The research team, including Richard Potts of the Smithsonian Institution’s National Museum of Natural History, reports the results of excavating four layers of sediments at Majuangou in north China. All the layers contained indisputable stone tools apparently made by early humans, known to researchers as “hominins.”

The top layer, located about 145-148 feet deep in the Earth’s soil, contains the oldest known record of hominin stone tools, dating back to 1.32 million years ago. But the fourth and deepest layer, in which Potts and his team also found stone tools, is about 340,000 years older than that.

According to Potts, “Because the oldest layers show humans made tools and extracted bone marrow like early people in Africa, the Majuangou evidence suggests strong connections with African hominins and their rapid spread across Asia.”

All four sediment layers the researchers examined contained evidence that early humans used stone tools to strike other stones, most likely to fashion chopping and scraping tools. In the three deepest layers, the stone tools are made of rocks unlike those in the surrounding sediment, indicating the Asia humans transported the rocks from another place. It also appears these humans used their tools on bones of deer- and horse-sized mammals, perhaps to butcher them for food.

According to Mark Weiss, physical anthropology program director at the National Science Foundation, which funded the discovery, “This research is helping us gain a picture of the adaptability of humans as they evolved and moved out of the tropics and into other environments.”

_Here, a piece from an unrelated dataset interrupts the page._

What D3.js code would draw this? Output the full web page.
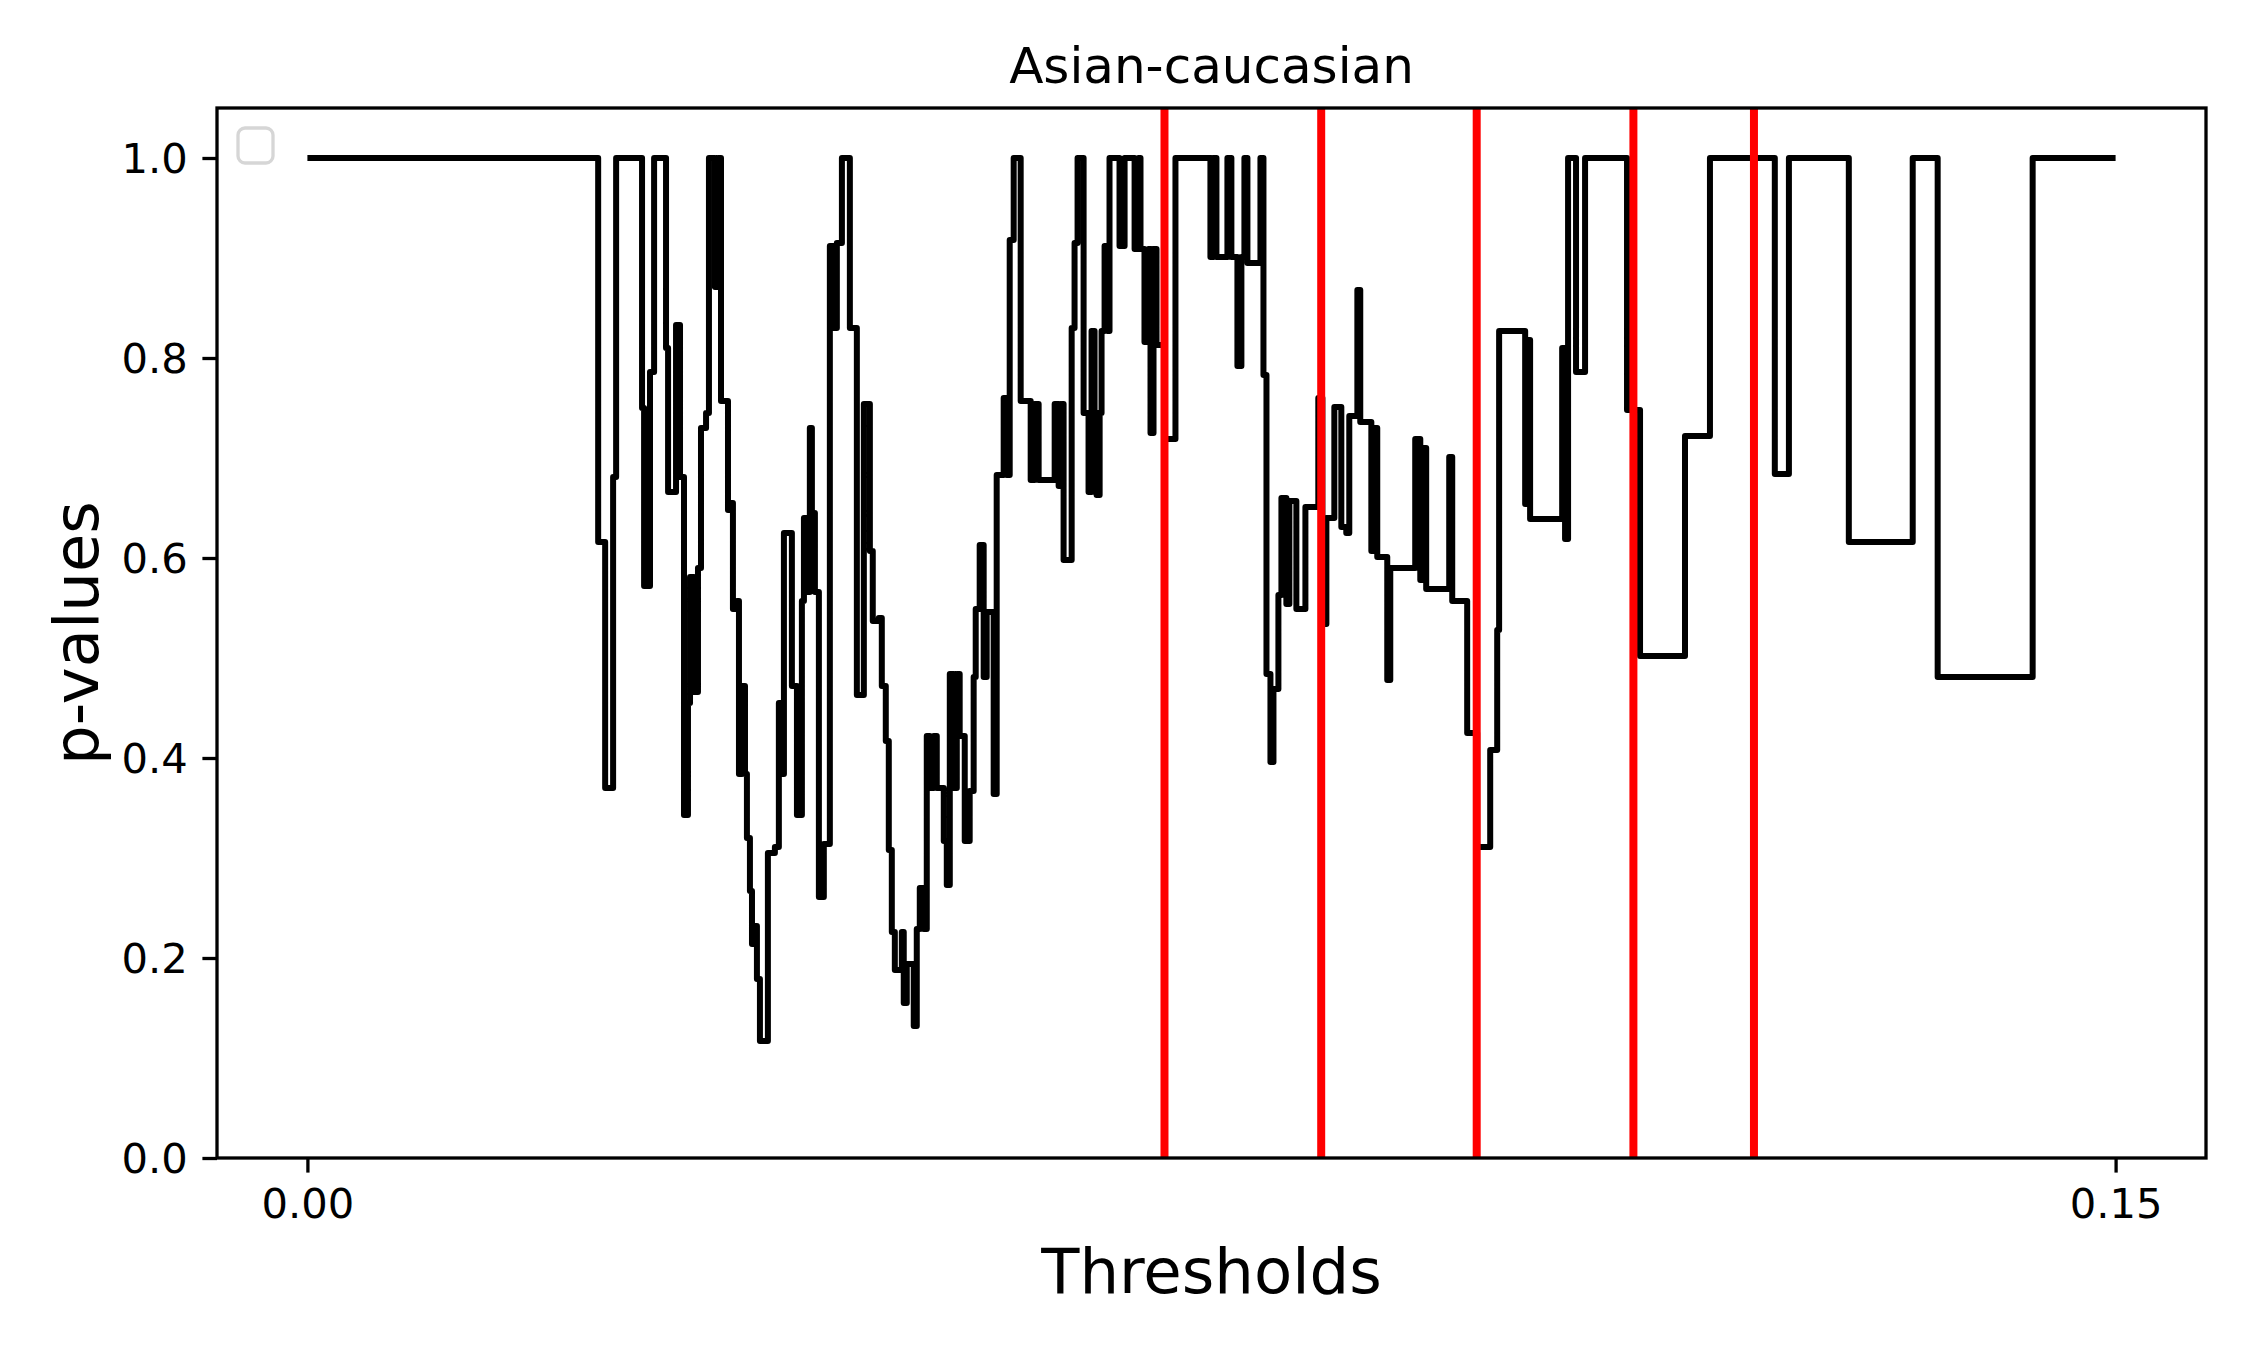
<!DOCTYPE html>
<html>
<head>
<meta charset="utf-8">
<script src="https://cdn.jsdelivr.net/npm/d3@7/dist/d3.min.js"></script>
<style>
  html, body { margin: 0; padding: 0; background: #ffffff; }
  svg { display: block; font-family: "DejaVu Sans", sans-serif; }
</style>
</head>
<body>
<svg id="chart" width="2250" height="1350"></svg>
<script>
// ---------------- data ----------------
const chartTitle = "Asian-caucasian";
const xLabel = "Thresholds";
const yLabel = "p-values";

const thresholds = [
  0, 0.02412, 0.02470, 0.02536, 0.02561, 0.02776, 0.02793, 0.02842, 0.02876, 0.02975,
  0.02992, 0.03058, 0.03091, 0.03124, 0.03157, 0.03174, 0.03207, 0.03240, 0.03265, 0.03307,
  0.03331, 0.03381, 0.03406, 0.03431, 0.03489, 0.03514, 0.03530, 0.03563, 0.03580, 0.03605,
  0.03630, 0.03646, 0.03671, 0.03688, 0.03713, 0.03729, 0.03754, 0.03820, 0.03878, 0.03911,
  0.03936, 0.03953, 0.04019, 0.04061, 0.04102, 0.04119, 0.04144, 0.04168, 0.04185, 0.04210,
  0.04243, 0.04284, 0.04334, 0.04367, 0.04392, 0.04434, 0.04500, 0.04558, 0.04616, 0.04666,
  0.04690, 0.04740, 0.04765, 0.04798, 0.04823, 0.04848, 0.04873, 0.04931, 0.04947, 0.04972,
  0.05030, 0.05055, 0.05080, 0.05113, 0.05138, 0.05163, 0.05196, 0.05221, 0.05279, 0.05304,
  0.05329, 0.05362, 0.05387, 0.05411, 0.05453, 0.05494, 0.05527, 0.05544, 0.05577, 0.05610,
  0.05635, 0.05693, 0.05718, 0.05776, 0.05801, 0.05826, 0.05859, 0.05917, 0.06000, 0.06033,
  0.06066, 0.06199, 0.06232, 0.06257, 0.06273, 0.06340, 0.06364, 0.06389, 0.06439, 0.06480,
  0.06505, 0.06530, 0.06547, 0.06572, 0.06588, 0.06613, 0.06638, 0.06654, 0.06737, 0.06779,
  0.06862, 0.06895, 0.06911, 0.06944, 0.06978, 0.06994, 0.07019, 0.07044, 0.07110, 0.07201,
  0.07491, 0.07516, 0.07541, 0.07632, 0.07665, 0.07715, 0.07748, 0.07773, 0.07798, 0.07906,
  0.07931, 0.07956, 0.07989, 0.08014, 0.08055, 0.08080, 0.08121, 0.08146, 0.08204, 0.08279,
  0.08386, 0.08420, 0.08453, 0.08519, 0.08577, 0.08618, 0.08643, 0.08710, 0.08734, 0.08826,
  0.08851, 0.08875, 0.08958, 0.08983, 0.09190, 0.09232, 0.09257, 0.09281, 0.09472, 0.09497,
  0.09621, 0.09704, 0.09812, 0.09870, 0.09886, 0.10102, 0.10127, 0.10143, 0.10409, 0.10433,
  0.10458, 0.10524, 0.10599, 0.10947, 0.11055, 0.11428, 0.11635, 0.12173, 0.12290, 0.12787,
  0.13317, 0.13524, 0.14312, 0.15000
];

const pvalues = [
  1.000, 0.616, 0.370, 0.681, 1.000, 0.750, 0.572, 0.786, 1.000, 0.810,
  0.666, 0.833, 0.681, 0.343, 0.455, 0.581, 0.466, 0.590, 0.730, 0.745,
  1.000, 0.871, 1.000, 0.757, 0.648, 0.655, 0.549, 0.557, 0.384, 0.472,
  0.384, 0.320, 0.267, 0.214, 0.232, 0.179, 0.117, 0.305, 0.311, 0.455,
  0.384, 0.625, 0.472, 0.343, 0.557, 0.640, 0.566, 0.730, 0.645, 0.566,
  0.261, 0.314, 0.912, 0.830, 0.915, 1.000, 0.830, 0.463, 0.754, 0.607,
  0.537, 0.540, 0.472, 0.417, 0.308, 0.226, 0.188, 0.226, 0.155, 0.194,
  0.132, 0.229, 0.270, 0.229, 0.422, 0.370, 0.422, 0.370, 0.317, 0.273,
  0.484, 0.370, 0.484, 0.422, 0.317, 0.367, 0.481, 0.549, 0.613, 0.481,
  0.546, 0.364, 0.683, 0.760, 0.683, 0.918, 1.000, 0.757, 0.678, 0.754,
  0.678, 0.754, 0.672, 0.754, 0.598, 0.830, 0.915, 1.000, 0.745, 0.666,
  0.827, 0.745, 0.663, 0.745, 0.827, 0.912, 0.827, 1.000, 0.912, 1.000,
  0.909, 1.000, 0.909, 0.816, 0.909, 0.725, 0.909, 0.813, 0.719, 1.000,
  0.901, 1.000, 0.901, 1.000, 0.901, 0.792, 0.901, 1.000, 0.895, 1.000,
  0.783, 0.484, 0.396, 0.469, 0.563, 0.660, 0.554, 0.657, 0.549, 0.651,
  0.760, 0.534, 0.640, 0.751, 0.631, 0.625, 0.742, 0.868, 0.736, 0.607,
  0.730, 0.601, 0.478, 0.590, 0.719, 0.578, 0.710, 0.569, 0.701, 0.557,
  0.425, 0.311, 0.408, 0.528, 0.827, 0.654, 0.818, 0.639, 0.810, 0.619,
  1.000, 0.786, 1.000, 0.748, 0.502, 0.722, 1.000, 0.684, 1.000, 0.616,
  1.000, 0.481, 1.000, 1.000
];

const markerThresholds = [0.0711, 0.0841, 0.0970, 0.1100, 0.1200];

const xTickValues = [0.00, 0.15];
const xTickLabels = ["0.00", "0.15"];
const yTickValues = [0.0, 0.2, 0.4, 0.6, 0.8, 1.0];
const yTickLabels = ["0.0", "0.2", "0.4", "0.6", "0.8", "1.0"];

// ---------------- layout ----------------
const W = 2250, H = 1350;
const plot = { left: 217, right: 2206, top: 108, bottom: 1158 };

const xMin = 0, xMax = 0.15, yMin = 0, yMax = 1.05;
const xPad = (xMax - xMin) * 0.05;

const x = d3.scaleLinear().domain([xMin - xPad, xMax + xPad]).range([plot.left, plot.right]);
const y = d3.scaleLinear().domain([yMin, yMax]).range([plot.bottom, plot.top]);

const svg = d3.select("#chart");
svg.append("rect").attr("width", W).attr("height", H).attr("fill", "#ffffff");

const points = thresholds.map((t, i) => ({ t: t, p: pvalues[i] }));

// clip to axes
svg.append("clipPath").attr("id", "clip")
  .append("rect")
  .attr("x", plot.left).attr("y", plot.top)
  .attr("width", plot.right - plot.left).attr("height", plot.bottom - plot.top);

const g = svg.append("g").attr("clip-path", "url(#clip)");

const line = d3.line()
  .x(d => x(d.t))
  .y(d => y(d.p))
  .curve(d3.curveStepAfter);

g.append("path")
  .datum(points)
  .attr("d", line)
  .attr("fill", "none")
  .attr("stroke", "#000000")
  .attr("stroke-width", 6)
  .attr("stroke-linejoin", "round");

g.selectAll("line.marker")
  .data(markerThresholds)
  .enter().append("line")
  .attr("class", "marker")
  .attr("x1", d => x(d)).attr("x2", d => x(d))
  .attr("y1", plot.top).attr("y2", plot.bottom)
  .attr("stroke", "#ff0000")
  .attr("stroke-width", 8);

// axes via d3 axis generators
const tickLen = 14.6, tickPad = 14.6, fontTick = 41.7;

const xAxis = d3.axisBottom(x)
  .tickValues(xTickValues)
  .tickFormat((d, i) => xTickLabels[i])
  .tickSizeInner(tickLen).tickSizeOuter(0).tickPadding(tickPad);

const yAxis = d3.axisLeft(y)
  .tickValues(yTickValues)
  .tickFormat((d, i) => yTickLabels[i])
  .tickSizeInner(tickLen).tickSizeOuter(0).tickPadding(tickPad);

const gx = svg.append("g").attr("transform", `translate(0,${plot.bottom})`).call(xAxis);
const gy = svg.append("g").attr("transform", `translate(${plot.left},0)`).call(yAxis);

[gx, gy].forEach(ax => {
  ax.select(".domain").remove();
  ax.selectAll(".tick line").attr("stroke", "#000").attr("stroke-width", 3.3);
  ax.selectAll(".tick text")
    .attr("fill", "#000")
    .style("font-family", "'DejaVu Sans', sans-serif")
    .style("font-size", fontTick + "px");
});
gx.selectAll(".tick text").attr("dy", null).attr("y", tickLen + tickPad)
  .attr("dominant-baseline", "hanging");
gy.selectAll(".tick text").attr("dy", null).attr("dominant-baseline", "central");

// spines
svg.append("rect")
  .attr("x", plot.left).attr("y", plot.top)
  .attr("width", plot.right - plot.left).attr("height", plot.bottom - plot.top)
  .attr("fill", "none").attr("stroke", "#000").attr("stroke-width", 3.3);

// empty legend frame
svg.append("rect")
  .attr("x", 238).attr("y", 128)
  .attr("width", 35).attr("height", 35)
  .attr("rx", 7).attr("ry", 7)
  .attr("fill", "#ffffff").attr("fill-opacity", 0.8)
  .attr("stroke", "#d6d6d6").attr("stroke-width", 3.3);

// title and labels
svg.append("text")
  .attr("x", (plot.left + plot.right) / 2).attr("y", plot.top - 25)
  .attr("text-anchor", "middle")
  .style("font-size", "50px").attr("fill", "#000")
  .text(chartTitle);

svg.append("text")
  .attr("x", (plot.left + plot.right) / 2).attr("y", 1293)
  .attr("text-anchor", "middle")
  .style("font-size", "62.5px").attr("fill", "#000")
  .text(xLabel);

svg.append("text")
  .attr("transform", `translate(98,${(plot.top + plot.bottom) / 2}) rotate(-90)`)
  .attr("text-anchor", "middle")
  .style("font-size", "62.5px").attr("fill", "#000")
  .text(yLabel);
</script>
</body>
</html>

The research team used rock-magnetic dating methods to establish the age of the artifacts collected at the Majuangou site and compared them to the soil history of a nearby site that contained a more-complete record of sediment deposits through time. Factoring in other known geological events, such as the natural movement of the Earth’s magnetic poles over time, the scientists pieced together a detailed age sequence for the archeological levels.

These findings suggest that humans reached northeast Asia earlier than scientists had previously thought. Furthermore, the Majuangou site evidence is only slightly older than evidence found at the same latitude in western Eurasia and about the same age as the earliest known human fossils found in southeast Asia. This implies that African human populations came to Asia and spread rapidly to many areas.